Children with cancer who receive aggressive chemotherapy may lose their future fertility. Preserving the fertility of these children and treating infertile men (due to testicular abnormalities) are issues that concern many researchers around the world. Now, a research group led by Ben-Gurion University of the Negev in collaboration with a research group from the Technion – Israel Institute of Technology has succeeded in creating an innovative platform that improves the process of creating sperm in a laboratory thanks to to a microfluidic system using a silicon chip (PDMS).
Their research was recently published in the peer-reviewed journal Biomanufacturing.
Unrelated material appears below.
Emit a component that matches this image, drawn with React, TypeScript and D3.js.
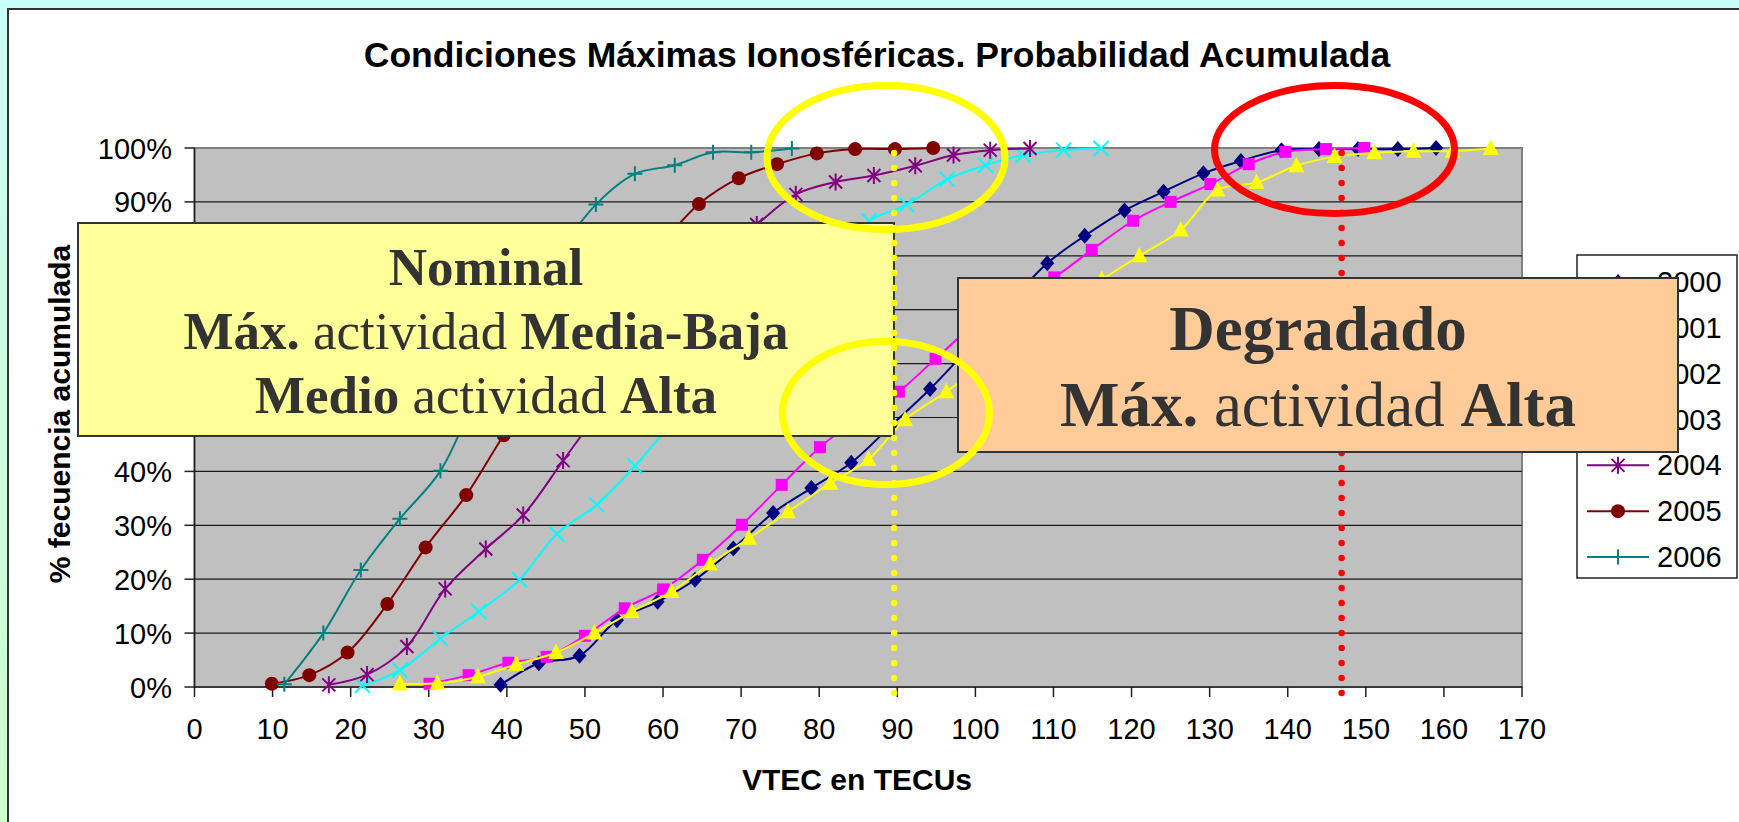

Professor Mahmoud Huleihel, from the Department of Microbiology, Immunology and Genetics at Shraga Segal, Faculty of Health Sciences, Ben-Gurion University of the Negev, examined the need for a method of producing sperm in laboratory, so it circumvents limitations such as the potential return of cancer cells to the patient’s body.
Young mice that are not yet producing sperm are a model that mimics the growth of sperm in the testis. Under laboratory conditions, it has been possible to develop a method for culturing testicular cells in an environment very close to the natural environment (at the level of the structure of spermatozoa and the cells that compose them). Using a special chip designed for the study, a complete 3D system was built, containing microfluidic channels that allow the addition of growth factors, cells from the testicles or any other cell from the tissues of the body .
The innovative system has been successfully tested on young mice (which contain primary germ cells that develop to form sperm and supporting testicular cells). The long-term culture was tested and after 5-7 weeks, tube-like seminiferous structures containing late-stage cells (ROUND SPERMATID) in the process of sperm formation were observed. Now the research group is preparing for the next phase of applying the experiment to human cells.
“This study opens a new horizon in the process of creating sperm in a culture,” says Professor Huleihel. “It enables the implementation of microfluidic-based technologies in future therapeutic strategies for infertile men and in the preservation of fertility in children undergoing aggressive chemotherapy/radiotherapy treatments that may impair their fertility at puberty. Besides, this system can also serve as an innovative platform to examine the effect of drugs and toxins on male fertility.
The research group included: Professor Emeritus Eitan Lunenfeld, Faculty of Health Sciences, Ben-Gurion University of the Negev and Soroka Medical Center, currently a senior faculty member at Ariel University and Professor Gilad Yossifon of the Mechanical Engineering faculty at the Technion (currently a faculty member of the School of Mechanical Engineering at Tel Aviv University). The research was led by PhD students Ali AbuMadighem, from the Department of Microbiology, Immunology and Genetics at Shraga Segal, Ben-Gurion University of the Negev and Sholom Shuchat from the Department of Mechanical Engineering, Technion – Israel Institute of Technology.
This study (no. 3425/20) was supported by the Israel Science Foundation (ISF) and in collaboration with the China Natural Science Foundation (NSFC) (ISF-NSFC), the reproduction center of the Faculty of Health Sciences, Ben-Gurion University of the Negev, and Council for Higher Education scholarships for outstanding doctoral students from ultra-Orthodox and Arab populations.
This development is based on a registered patent held by BGN TECHNOLOGIES, the university’s technology transfer company.